The Manitoba Jobs Agreement does not prohibit Manitoba workers from participating on projects. Contractors are able to bring their existing workforce, and Manitobans – union and non-union alike – are working on these projects today.
The only circumstance currently limiting participation by some contractors or workers is the coordinated decision by certain organizations to discourage or boycott participation under prevailing wage, benefit, apprenticeship, and workforce standards established within the agreement.
That is not exclusion by the Manitoba Jobs Agreement. It is a voluntary business and political decision being made by specific groups within the industry.
The MJA does not eliminate competitive bidding.
Contractors still bid competitively. Contractors still select subcontractors. Contractors still manage project execution, productivity, scheduling, safety, and their workforce. Both unionized and non-union contractors can participate on MJA projects.
What the agreement establishes are standardized project conditions around labour stability, apprenticeship participation, prevailing compensation standards, workforce communication protocols, and project-wide consistency.
That is not the elimination of competition. It is a workforce and procurement framework intended to support stable project delivery and long-term construction capacity.
Much of the current criticism also avoids a fundamental question.
If dramatically lower construction costs are the goal, where exactly are those savings expected to come from?
Construction costs are primarily driven by labour, materials, equipment, financing, scheduling pressures, and market conditions. Material pricing and interest rates are largely outside the control of Manitoba workers or contractors. That means broad promises to significantly reduce project costs inevitably place pressure somewhere else – typically on wages, benefits, apprenticeship investment, workforce standards, or labour conditions.
You cannot simultaneously:
- demand lower project costs,
- oppose prevailing wage standards,
- resist apprenticeship utilization requirements,
- criticize workforce agreements,
- and still expect the industry to attract and retain enough skilled workers to meet Manitoba’s long-term infrastructure needs.
At some point, something gives.
The Manitoba Jobs Agreement is based on the principle that publicly funded infrastructure should create public value beyond the physical asset itself. That includes training apprentices, retaining skilled workers, supporting workforce participation, and strengthening Manitoba’s long-term construction capacity.
This is not a uniquely Manitoba approach.

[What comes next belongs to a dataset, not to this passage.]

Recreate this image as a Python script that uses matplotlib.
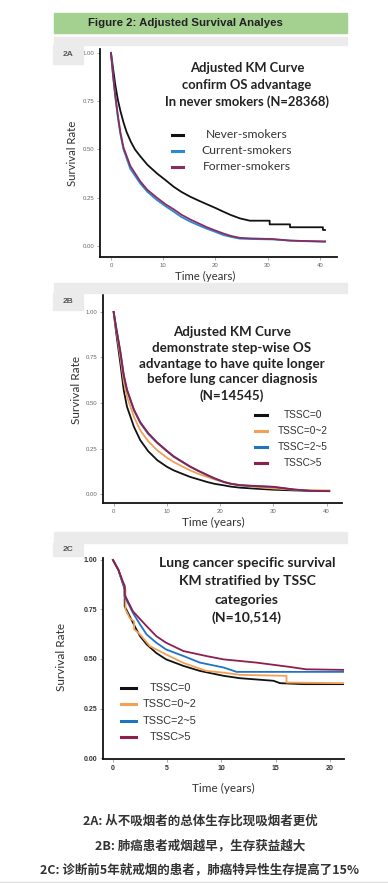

Governments across Canada – including conservative governments – have used project labour agreements and workforce-conditioned procurement models because they address real workforce and project delivery challenges. More importantly, national policy direction is increasingly moving toward more workforce conditions attached to public funding, not fewer.
The federal government has already embedded apprenticeship targets, prevailing wage requirements, labour standards, and workforce development conditions into major infrastructure and industrial investment policy. The national conversation is no longer simply whether a project can be financed and permitted. Increasingly, it is whether there is a workforce strategy in place to actually build it.
We are also concerned by rhetoric that portrays collectively bargained construction systems as inherently harmful or illegitimate. Those attacks do not only target unions. They also undermine the many Manitoba unionized contractors who successfully deliver complex infrastructure projects every day.
These contractors employ thousands of Manitobans, invest heavily in apprenticeship training, maintain sophisticated workforce development systems, and compete successfully across both public and private sector markets.
Unionized contractors are not outside Manitoba’s construction industry. They are a critical part of it.
Manitoba Building Trades remains committed to working constructively with government, contractors, associations, and industry stakeholders to improve implementation and ensure Manitoba infrastructure projects are delivered competitively, efficiently, and successfully.
We believe Manitoba can have:
- competitive procurement,
- strong contractor participation,
- responsible cost management,
- apprenticeship growth,
- workforce development,
- and stable labour relations at the same time.
Those goals are not mutually exclusive.